[A run of records]
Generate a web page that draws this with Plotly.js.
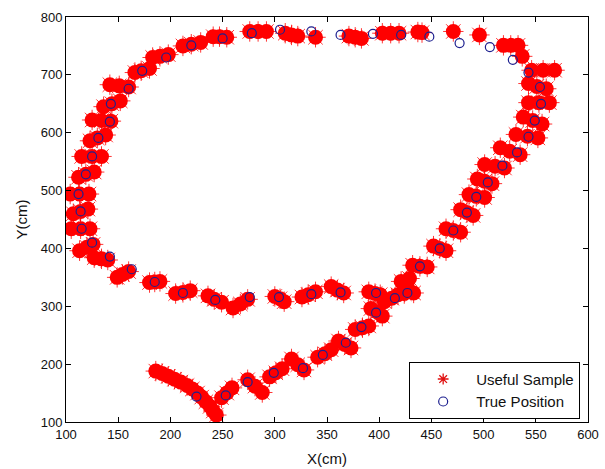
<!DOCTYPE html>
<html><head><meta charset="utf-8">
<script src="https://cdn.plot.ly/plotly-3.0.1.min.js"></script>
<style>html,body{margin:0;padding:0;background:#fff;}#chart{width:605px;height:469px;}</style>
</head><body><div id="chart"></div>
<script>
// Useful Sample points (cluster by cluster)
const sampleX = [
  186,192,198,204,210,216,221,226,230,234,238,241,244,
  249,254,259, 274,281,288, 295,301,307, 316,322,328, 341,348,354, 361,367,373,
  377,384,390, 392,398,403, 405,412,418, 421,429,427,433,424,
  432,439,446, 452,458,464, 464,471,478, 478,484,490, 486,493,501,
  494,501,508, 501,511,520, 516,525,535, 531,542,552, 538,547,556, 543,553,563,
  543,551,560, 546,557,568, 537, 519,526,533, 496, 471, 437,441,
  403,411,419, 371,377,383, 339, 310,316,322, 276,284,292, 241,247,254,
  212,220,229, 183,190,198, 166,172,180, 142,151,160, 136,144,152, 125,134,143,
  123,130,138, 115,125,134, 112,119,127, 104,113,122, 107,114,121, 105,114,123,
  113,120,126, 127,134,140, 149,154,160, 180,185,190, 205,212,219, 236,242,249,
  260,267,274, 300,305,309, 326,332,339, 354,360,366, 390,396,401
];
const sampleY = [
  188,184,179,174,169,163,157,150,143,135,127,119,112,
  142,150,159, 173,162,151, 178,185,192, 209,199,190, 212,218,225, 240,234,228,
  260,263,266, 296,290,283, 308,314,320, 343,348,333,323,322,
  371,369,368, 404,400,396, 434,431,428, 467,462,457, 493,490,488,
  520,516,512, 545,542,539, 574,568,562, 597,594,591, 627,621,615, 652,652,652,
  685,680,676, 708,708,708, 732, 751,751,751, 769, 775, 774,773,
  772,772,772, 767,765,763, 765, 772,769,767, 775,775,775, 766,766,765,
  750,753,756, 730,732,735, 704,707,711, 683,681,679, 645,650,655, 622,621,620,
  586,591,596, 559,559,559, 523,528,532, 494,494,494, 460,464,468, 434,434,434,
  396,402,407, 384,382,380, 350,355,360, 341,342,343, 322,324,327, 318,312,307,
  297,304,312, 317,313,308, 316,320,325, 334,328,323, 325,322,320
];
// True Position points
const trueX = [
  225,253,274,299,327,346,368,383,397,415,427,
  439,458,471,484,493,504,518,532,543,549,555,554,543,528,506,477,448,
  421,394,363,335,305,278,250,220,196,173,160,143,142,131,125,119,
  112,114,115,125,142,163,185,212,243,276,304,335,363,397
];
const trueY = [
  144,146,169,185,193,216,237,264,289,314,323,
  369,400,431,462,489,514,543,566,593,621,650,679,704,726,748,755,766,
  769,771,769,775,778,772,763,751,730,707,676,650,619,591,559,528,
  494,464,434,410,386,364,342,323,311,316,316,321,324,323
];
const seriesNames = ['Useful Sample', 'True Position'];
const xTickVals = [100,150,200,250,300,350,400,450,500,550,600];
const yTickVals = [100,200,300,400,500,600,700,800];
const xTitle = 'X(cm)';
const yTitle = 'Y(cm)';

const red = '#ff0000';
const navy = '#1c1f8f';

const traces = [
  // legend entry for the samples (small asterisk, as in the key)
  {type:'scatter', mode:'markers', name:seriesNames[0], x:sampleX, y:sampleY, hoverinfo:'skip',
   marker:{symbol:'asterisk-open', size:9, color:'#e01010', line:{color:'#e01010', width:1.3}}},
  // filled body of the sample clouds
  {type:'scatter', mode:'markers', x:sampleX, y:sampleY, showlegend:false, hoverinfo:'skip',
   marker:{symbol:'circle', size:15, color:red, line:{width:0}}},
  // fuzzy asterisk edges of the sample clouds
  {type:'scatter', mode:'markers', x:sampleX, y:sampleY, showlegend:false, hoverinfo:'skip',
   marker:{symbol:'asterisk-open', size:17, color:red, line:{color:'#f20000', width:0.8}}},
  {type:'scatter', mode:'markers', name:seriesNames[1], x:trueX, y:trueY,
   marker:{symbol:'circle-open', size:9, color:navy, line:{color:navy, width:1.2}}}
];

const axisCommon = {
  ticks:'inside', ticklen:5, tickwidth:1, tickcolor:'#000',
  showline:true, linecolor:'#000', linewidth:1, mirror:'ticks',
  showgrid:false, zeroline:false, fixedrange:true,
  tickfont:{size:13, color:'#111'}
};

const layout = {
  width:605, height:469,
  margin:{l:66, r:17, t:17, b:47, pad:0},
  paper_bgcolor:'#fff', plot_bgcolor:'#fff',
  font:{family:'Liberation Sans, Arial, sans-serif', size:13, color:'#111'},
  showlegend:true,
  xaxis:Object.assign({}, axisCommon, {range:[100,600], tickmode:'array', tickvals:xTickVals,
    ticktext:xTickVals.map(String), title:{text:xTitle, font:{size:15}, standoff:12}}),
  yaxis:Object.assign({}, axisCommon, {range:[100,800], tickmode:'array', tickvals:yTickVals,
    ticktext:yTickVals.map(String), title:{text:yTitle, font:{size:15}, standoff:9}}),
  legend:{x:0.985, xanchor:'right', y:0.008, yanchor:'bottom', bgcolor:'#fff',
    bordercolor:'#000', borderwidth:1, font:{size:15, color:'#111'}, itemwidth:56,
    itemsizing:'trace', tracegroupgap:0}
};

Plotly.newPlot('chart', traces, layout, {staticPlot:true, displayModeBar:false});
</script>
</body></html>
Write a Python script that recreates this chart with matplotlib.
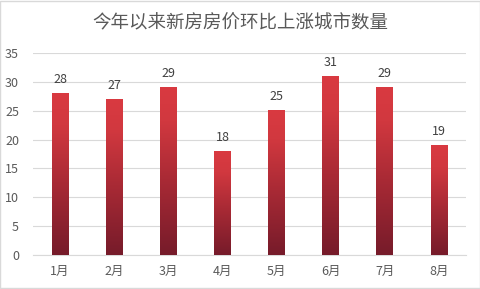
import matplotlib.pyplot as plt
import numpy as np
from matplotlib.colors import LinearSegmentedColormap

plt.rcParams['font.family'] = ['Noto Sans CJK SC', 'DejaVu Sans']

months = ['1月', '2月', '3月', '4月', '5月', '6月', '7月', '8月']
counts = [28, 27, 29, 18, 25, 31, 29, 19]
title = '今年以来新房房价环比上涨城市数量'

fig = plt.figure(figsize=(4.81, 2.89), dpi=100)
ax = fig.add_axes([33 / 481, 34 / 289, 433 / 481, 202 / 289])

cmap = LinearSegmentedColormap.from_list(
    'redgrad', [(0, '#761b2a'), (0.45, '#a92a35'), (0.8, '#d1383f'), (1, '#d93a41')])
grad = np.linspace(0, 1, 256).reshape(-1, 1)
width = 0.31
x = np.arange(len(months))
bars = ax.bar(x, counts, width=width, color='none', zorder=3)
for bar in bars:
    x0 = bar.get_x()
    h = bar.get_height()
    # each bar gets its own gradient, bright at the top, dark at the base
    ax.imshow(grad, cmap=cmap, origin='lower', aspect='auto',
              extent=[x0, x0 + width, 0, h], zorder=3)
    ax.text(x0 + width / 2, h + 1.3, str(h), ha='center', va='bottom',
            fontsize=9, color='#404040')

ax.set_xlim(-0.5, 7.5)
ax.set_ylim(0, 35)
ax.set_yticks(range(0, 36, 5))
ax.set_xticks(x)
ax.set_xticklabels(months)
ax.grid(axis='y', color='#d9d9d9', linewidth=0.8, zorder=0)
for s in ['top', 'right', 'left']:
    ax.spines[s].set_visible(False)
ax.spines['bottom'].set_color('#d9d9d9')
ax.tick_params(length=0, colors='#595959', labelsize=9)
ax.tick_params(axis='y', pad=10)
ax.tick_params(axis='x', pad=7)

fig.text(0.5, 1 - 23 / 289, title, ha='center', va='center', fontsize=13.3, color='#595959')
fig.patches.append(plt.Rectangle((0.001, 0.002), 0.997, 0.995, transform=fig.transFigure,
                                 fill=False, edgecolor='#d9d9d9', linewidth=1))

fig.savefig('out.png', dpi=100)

[Task]:
Take the records above from the line with "Write a Python" down to their last line and please copy those lines exactly, without the pictures.

[Finished exercise]:
Write a Python script that recreates this chart with matplotlib.
import matplotlib.pyplot as plt
import numpy as np
from matplotlib.colors import LinearSegmentedColormap

plt.rcParams['font.family'] = ['Noto Sans CJK SC', 'DejaVu Sans']

months = ['1月', '2月', '3月', '4月', '5月', '6月', '7月', '8月']
counts = [28, 27, 29, 18, 25, 31, 29, 19]
title = '今年以来新房房价环比上涨城市数量'

fig = plt.figure(figsize=(4.81, 2.89), dpi=100)
ax = fig.add_axes([33 / 481, 34 / 289, 433 / 481, 202 / 289])

cmap = LinearSegmentedColormap.from_list(
    'redgrad', [(0, '#761b2a'), (0.45, '#a92a35'), (0.8, '#d1383f'), (1, '#d93a41')])
grad = np.linspace(0, 1, 256).reshape(-1, 1)
width = 0.31
x = np.arange(len(months))
bars = ax.bar(x, counts, width=width, color='none', zorder=3)
for bar in bars:
    x0 = bar.get_x()
    h = bar.get_height()
    # each bar gets its own gradient, bright at the top, dark at the base
    ax.imshow(grad, cmap=cmap, origin='lower', aspect='auto',
              extent=[x0, x0 + width, 0, h], zorder=3)
    ax.text(x0 + width / 2, h + 1.3, str(h), ha='center', va='bottom',
            fontsize=9, color='#404040')

ax.set_xlim(-0.5, 7.5)
ax.set_ylim(0, 35)
ax.set_yticks(range(0, 36, 5))
ax.set_xticks(x)
ax.set_xticklabels(months)
ax.grid(axis='y', color='#d9d9d9', linewidth=0.8, zorder=0)
for s in ['top', 'right', 'left']:
    ax.spines[s].set_visible(False)
ax.spines['bottom'].set_color('#d9d9d9')
ax.tick_params(length=0, colors='#595959', labelsize=9)
ax.tick_params(axis='y', pad=10)
ax.tick_params(axis='x', pad=7)

fig.text(0.5, 1 - 23 / 289, title, ha='center', va='center', fontsize=13.3, color='#595959')
fig.patches.append(plt.Rectangle((0.001, 0.002), 0.997, 0.995, transform=fig.transFigure,
                                 fill=False, edgecolor='#d9d9d9', linewidth=1))

fig.savefig('out.png', dpi=100)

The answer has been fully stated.